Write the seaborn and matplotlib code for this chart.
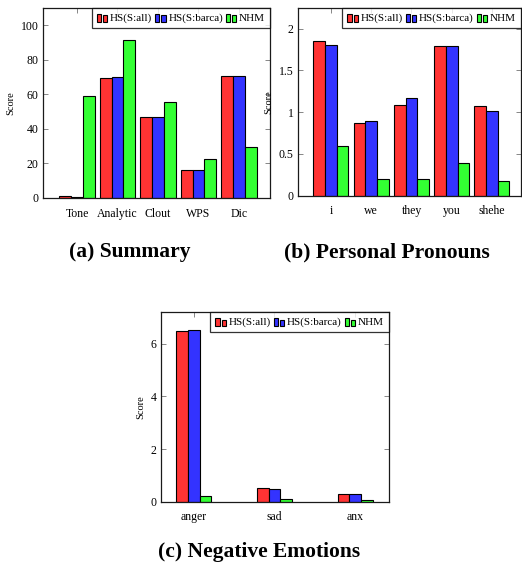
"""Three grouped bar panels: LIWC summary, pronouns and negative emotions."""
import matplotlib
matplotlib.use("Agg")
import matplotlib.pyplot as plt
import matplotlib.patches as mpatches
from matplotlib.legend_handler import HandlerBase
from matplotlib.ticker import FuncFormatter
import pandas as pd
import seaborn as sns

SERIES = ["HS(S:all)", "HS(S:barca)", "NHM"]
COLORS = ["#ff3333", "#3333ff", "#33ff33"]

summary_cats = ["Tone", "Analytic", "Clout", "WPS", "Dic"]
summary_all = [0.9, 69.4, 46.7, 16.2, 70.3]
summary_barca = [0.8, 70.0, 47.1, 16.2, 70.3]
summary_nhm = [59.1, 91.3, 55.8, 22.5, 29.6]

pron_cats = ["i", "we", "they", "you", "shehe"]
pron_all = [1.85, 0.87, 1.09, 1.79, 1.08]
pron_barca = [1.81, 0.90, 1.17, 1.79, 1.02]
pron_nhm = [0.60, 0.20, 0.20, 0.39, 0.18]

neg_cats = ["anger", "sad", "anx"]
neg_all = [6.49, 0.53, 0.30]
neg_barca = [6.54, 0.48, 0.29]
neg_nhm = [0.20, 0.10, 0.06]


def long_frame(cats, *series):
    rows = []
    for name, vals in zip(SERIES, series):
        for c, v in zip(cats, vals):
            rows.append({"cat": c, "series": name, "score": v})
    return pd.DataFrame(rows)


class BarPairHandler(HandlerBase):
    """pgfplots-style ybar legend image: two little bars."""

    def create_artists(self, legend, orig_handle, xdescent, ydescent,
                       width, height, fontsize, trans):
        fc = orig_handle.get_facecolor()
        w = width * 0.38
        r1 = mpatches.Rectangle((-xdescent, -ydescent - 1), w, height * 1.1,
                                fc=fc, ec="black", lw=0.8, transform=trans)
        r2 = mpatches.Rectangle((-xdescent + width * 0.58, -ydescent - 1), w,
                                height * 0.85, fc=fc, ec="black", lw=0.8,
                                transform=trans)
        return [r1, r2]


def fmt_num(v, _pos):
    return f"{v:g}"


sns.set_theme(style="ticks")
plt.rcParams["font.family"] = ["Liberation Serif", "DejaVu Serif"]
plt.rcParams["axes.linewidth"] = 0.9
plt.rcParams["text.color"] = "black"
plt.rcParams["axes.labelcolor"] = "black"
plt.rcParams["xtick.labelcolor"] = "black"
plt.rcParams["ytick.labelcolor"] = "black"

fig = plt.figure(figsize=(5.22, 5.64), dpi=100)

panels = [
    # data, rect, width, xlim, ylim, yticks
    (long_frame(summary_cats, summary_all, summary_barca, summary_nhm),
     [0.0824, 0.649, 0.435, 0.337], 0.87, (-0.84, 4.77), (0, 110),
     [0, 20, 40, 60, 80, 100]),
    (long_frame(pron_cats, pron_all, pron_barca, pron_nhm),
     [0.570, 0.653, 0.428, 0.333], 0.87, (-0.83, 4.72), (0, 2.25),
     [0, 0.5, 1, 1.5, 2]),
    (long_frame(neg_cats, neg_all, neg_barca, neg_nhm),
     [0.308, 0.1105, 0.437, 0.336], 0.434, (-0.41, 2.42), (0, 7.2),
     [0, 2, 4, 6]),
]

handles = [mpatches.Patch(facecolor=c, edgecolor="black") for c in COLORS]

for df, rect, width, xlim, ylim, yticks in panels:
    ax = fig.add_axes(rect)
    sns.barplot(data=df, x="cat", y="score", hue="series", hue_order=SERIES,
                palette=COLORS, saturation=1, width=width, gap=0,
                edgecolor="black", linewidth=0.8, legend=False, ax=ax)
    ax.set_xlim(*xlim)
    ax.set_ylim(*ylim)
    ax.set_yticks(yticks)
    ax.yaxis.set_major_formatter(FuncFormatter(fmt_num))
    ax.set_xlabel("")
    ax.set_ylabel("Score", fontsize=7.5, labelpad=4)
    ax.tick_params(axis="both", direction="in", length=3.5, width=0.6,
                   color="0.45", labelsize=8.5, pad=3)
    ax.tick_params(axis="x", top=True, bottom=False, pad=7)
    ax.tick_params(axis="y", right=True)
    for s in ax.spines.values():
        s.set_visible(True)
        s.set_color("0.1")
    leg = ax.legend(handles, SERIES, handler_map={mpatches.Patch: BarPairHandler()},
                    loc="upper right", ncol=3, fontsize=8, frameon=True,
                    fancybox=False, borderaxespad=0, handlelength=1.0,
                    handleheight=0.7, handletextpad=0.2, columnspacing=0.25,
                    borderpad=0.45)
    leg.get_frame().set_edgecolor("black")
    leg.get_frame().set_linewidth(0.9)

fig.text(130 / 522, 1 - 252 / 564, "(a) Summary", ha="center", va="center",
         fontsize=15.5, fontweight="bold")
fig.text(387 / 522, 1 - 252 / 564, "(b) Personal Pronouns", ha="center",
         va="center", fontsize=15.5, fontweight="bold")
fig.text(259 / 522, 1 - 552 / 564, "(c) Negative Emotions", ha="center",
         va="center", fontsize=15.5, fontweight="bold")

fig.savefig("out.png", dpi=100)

...

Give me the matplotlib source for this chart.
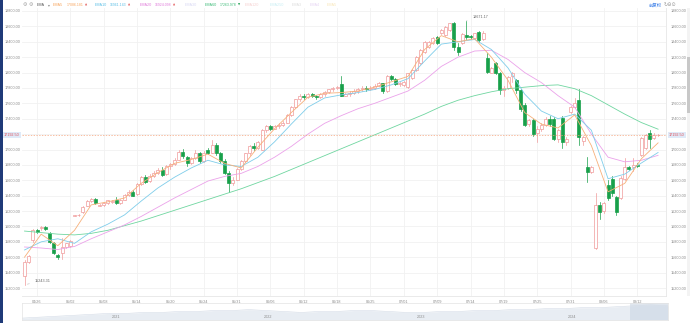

...

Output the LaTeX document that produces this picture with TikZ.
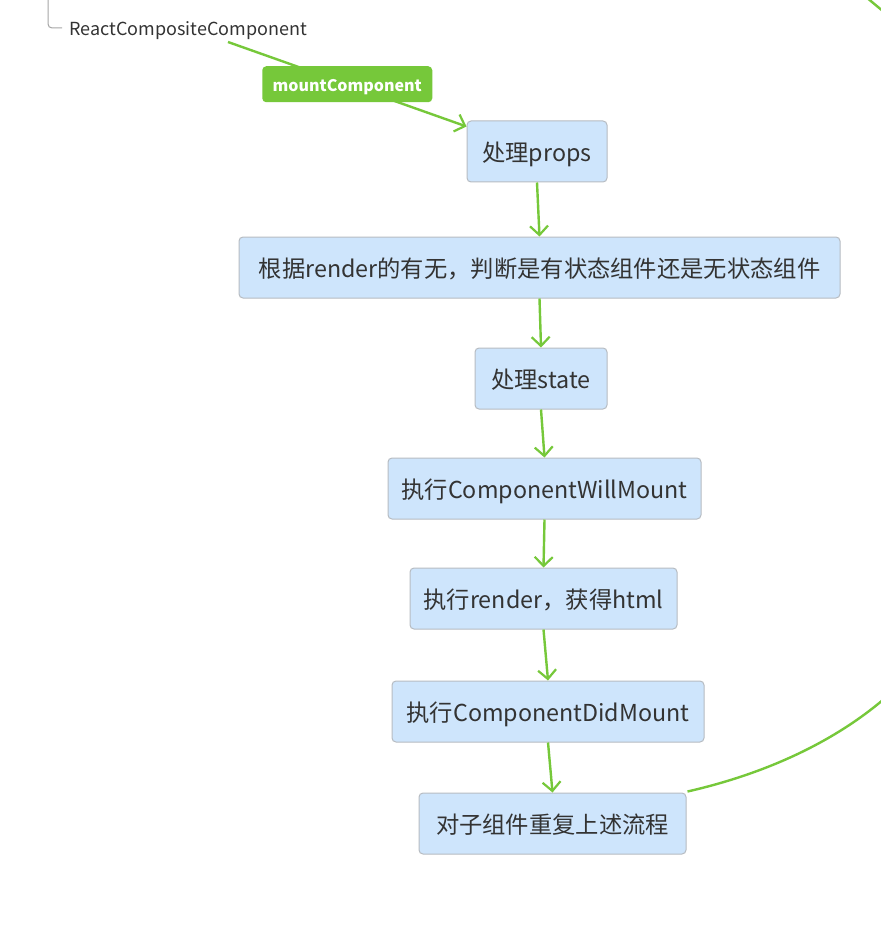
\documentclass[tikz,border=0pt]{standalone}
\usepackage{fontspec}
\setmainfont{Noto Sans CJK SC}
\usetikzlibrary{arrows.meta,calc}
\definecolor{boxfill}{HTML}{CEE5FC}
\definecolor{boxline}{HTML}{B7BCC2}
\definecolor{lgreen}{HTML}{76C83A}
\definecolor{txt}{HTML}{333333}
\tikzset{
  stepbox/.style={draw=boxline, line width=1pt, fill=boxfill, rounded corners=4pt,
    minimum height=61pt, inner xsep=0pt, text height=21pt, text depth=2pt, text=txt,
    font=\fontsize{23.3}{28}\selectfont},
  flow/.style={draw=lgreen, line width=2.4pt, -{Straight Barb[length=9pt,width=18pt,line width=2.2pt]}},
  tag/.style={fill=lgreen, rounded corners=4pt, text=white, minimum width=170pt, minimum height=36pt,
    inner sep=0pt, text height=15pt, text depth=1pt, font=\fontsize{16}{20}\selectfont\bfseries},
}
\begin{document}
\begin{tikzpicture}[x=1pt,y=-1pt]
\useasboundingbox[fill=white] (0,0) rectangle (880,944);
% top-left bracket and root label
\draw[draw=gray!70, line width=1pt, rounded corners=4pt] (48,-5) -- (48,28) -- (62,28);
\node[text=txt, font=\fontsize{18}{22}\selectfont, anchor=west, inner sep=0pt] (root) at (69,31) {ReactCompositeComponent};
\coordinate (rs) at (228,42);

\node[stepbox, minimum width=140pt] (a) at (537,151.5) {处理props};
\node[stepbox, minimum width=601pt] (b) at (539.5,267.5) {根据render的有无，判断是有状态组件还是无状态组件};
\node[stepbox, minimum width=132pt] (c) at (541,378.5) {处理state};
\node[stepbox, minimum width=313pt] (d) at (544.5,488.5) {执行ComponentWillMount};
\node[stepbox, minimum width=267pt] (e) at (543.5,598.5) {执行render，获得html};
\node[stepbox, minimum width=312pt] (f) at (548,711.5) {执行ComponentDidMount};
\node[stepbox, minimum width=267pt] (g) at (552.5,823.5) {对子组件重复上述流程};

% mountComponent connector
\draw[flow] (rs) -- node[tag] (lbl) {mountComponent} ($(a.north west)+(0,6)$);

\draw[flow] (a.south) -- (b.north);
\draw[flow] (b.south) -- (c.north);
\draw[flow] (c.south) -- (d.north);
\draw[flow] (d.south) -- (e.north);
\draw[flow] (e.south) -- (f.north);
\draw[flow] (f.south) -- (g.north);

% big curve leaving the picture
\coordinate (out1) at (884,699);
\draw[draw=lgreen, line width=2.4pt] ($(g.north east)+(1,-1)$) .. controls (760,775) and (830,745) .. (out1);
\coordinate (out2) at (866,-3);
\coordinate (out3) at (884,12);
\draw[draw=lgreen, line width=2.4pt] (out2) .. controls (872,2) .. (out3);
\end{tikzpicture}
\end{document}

GIVEN PROBLEM =>
Copy out all lines that carry the word "chart".

TASK SOLUTION =>
Write the seaborn and matplotlib code for this chart.
Give me the matplotlib source for this chart.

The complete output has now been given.